Start RECORDS PROVIDED

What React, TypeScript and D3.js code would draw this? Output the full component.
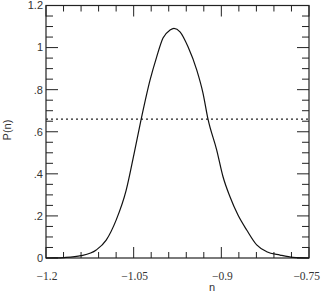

End RECORDS PROVIDED
Start RECORDS PROVIDED

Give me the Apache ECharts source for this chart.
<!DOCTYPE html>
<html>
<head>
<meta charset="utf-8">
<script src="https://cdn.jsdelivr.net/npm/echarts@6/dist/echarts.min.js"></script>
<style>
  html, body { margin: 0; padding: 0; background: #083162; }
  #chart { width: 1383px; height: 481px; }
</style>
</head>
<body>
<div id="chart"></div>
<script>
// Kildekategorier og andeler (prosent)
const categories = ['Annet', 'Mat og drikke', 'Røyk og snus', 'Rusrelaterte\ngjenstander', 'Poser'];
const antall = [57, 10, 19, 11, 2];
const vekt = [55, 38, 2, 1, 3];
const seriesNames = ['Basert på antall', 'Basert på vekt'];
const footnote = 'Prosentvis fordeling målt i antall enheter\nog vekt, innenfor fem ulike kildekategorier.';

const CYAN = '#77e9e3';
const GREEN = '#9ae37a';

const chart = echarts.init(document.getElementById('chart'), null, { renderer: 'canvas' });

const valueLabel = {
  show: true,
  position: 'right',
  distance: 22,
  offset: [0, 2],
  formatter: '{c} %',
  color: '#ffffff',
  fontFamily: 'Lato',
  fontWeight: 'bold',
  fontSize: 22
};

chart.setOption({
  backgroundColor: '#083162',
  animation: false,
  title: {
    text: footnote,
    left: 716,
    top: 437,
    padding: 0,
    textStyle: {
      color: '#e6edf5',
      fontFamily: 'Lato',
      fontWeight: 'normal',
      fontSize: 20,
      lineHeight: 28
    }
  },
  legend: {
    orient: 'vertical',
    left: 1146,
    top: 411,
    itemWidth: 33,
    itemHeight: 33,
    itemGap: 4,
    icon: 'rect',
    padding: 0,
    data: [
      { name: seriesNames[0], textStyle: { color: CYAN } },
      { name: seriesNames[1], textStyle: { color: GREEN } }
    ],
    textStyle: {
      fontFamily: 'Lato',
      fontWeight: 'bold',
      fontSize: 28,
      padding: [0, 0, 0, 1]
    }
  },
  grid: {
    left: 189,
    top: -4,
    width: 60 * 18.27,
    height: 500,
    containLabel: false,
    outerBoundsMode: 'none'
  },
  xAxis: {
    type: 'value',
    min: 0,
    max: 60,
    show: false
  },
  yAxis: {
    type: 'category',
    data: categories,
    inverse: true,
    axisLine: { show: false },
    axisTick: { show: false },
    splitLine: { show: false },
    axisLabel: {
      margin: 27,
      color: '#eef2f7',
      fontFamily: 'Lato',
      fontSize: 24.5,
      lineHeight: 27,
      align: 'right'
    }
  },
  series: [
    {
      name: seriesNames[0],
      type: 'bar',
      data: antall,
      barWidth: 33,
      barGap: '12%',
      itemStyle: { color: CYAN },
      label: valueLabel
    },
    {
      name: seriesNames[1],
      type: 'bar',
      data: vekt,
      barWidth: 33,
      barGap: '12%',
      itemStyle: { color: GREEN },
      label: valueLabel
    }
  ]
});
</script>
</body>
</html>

End RECORDS PROVIDED

EXERCISE GOAL — Filter the listing above for the string "this" and copy every matching line.

RESULT —
What React, TypeScript and D3.js code would draw this? Output the full component.
Give me the Apache ECharts source for this chart.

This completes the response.